Martinook has done all of that in several different ways during his career, and his 2022-23 season in particular has embodied what the Masterton recognizes.

He has put together a career year in his ninth NHL season, posting a career high in points while filling the role vacated by Nino Niederreiter on Carolina’s shutdown line with Jordan Staal and Jesper Fast.

He’s also been one of Brind’Amour’s most relied-upon players for the Hurricanes’ second-ranked penalty kill.
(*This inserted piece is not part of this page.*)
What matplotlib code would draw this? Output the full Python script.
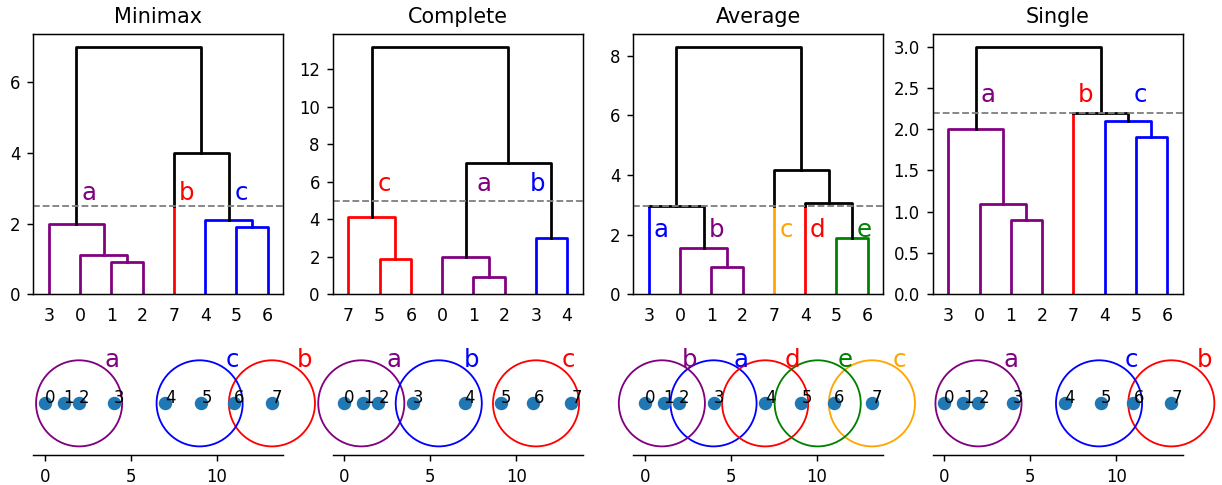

Martinook’s played more than two minutes a night shorthanded and totaled 163:31 on the penalty kill entering Thursday’s regular season finale — the 28th most of any forward in the NHL.

Martinook has made a career out of playing through pain, as he did in the 2019 playoffs when he described his “lower-body injury” as having “ripped my groin off my pubic bone.”

“A couple times I went home after games, I was in my closet and I was crying,” he said. “My wife was rubbing my back and she’s like, ‘Why do you keep doing this?’ And I was like, ‘Why? I don’t know how many chances you get at this.’

“I’ll play through anything if they let me.”

Injuries continued to mount for Martinook over the next three seasons, limiting him to 148 games and just 41 total points.

“(My wife’s) seen me in some pretty dark times over the last few years,” he said. “I felt like over the course of the last three years, I just get going, I just get my feet going, I feel like I just start playing good hockey, and then something would happen. Then you’re rehabbing, working your way back, trying to get back in feeling good again.”

Martinook credited his offseason work last summer in returning him to health. He is one of six Hurricanes who will play in all 82 games this season.

“It was my first full offseason with a new trainer, and I felt like he was pretty hard on me, held me accountable on days where I’m like, “Eh, I don’t really want to get on the bike,’” Martinook said. “And he’d be like, ‘You’re getting on that bike, and you’re gonna do one extra now that you did that.’ And so I owe a lot to him and am pretty thankful that I went with him.”

That led to him feeling ready to turn the page on his past injuries when he returned to Raleigh ahead of training camp.

“I had a healthy summer. I put in a ton of work,” he said. “I knew that this was a big summer for me, and then coming into camp I felt so good and just was proud of myself of where I put myself.”

Brind’Amour said that makes all the difference when playing at this level.

“it’s tough,” Brind’Amour said. “This is the NHL, and when you’re banged up and try to play against all these guys and be effective, it’s just hard. And you can see he’s had much more. His step has been quicker. He’s just been able to get the pucks a lot quicker, and I think that’s because he’s feeling good.”

While Martinook’s numbers have returned to, and exceeded, what was expected of him after Carolina acquired him in 2018, his role in the locker room as a leader and motivator has always been key in returning the franchise to prominence.

Whether that has been taking young players under his wing as he did with Andrei Svechnikov in his first few seasons, being the most vocal of his teammates, striking up a friendship with a young fan with Down syndrome, standing in front of the media following a loss, or serving as Brind’Amour’s go-to catalyst for struggling teammates, Martinook has proven worthy of the “A” he wears on his jersey.

Furthermore, he’s embraced Raleigh and the Hurricanes’ fans, who he has always cited as an inspiration for the team.

“The Caniacs come big-time this time of year,” he said with a wide grin of the looming playoffs.

The feeling hasn’t always been mutual. When Martinook went on waivers at the end of training camp, it wasn’t hard to find people on social media commenting that they hoped he would be claimed or assigned to the American Hockey League.

Those 24 hours were some of the toughest of Martinook’s career, but he survived them and, as Brind’Amour promised, was in the lineup on opening night.

He’s spent the rest of the season proving the doubters wrong.

“I feel like I’ve almost been a weight sometimes, and you never want to feel like that,” he said of the past few years. “It’s been really refreshing and just good to feel this way again.”

Most importantly, he’s proven he could return to the level he expected of himself.

“If my son looks back in 20 years and gets to see how his dad’s career went, I think he’d be pretty proud of me,” he said. “And that’s something that I can hang my hat on.”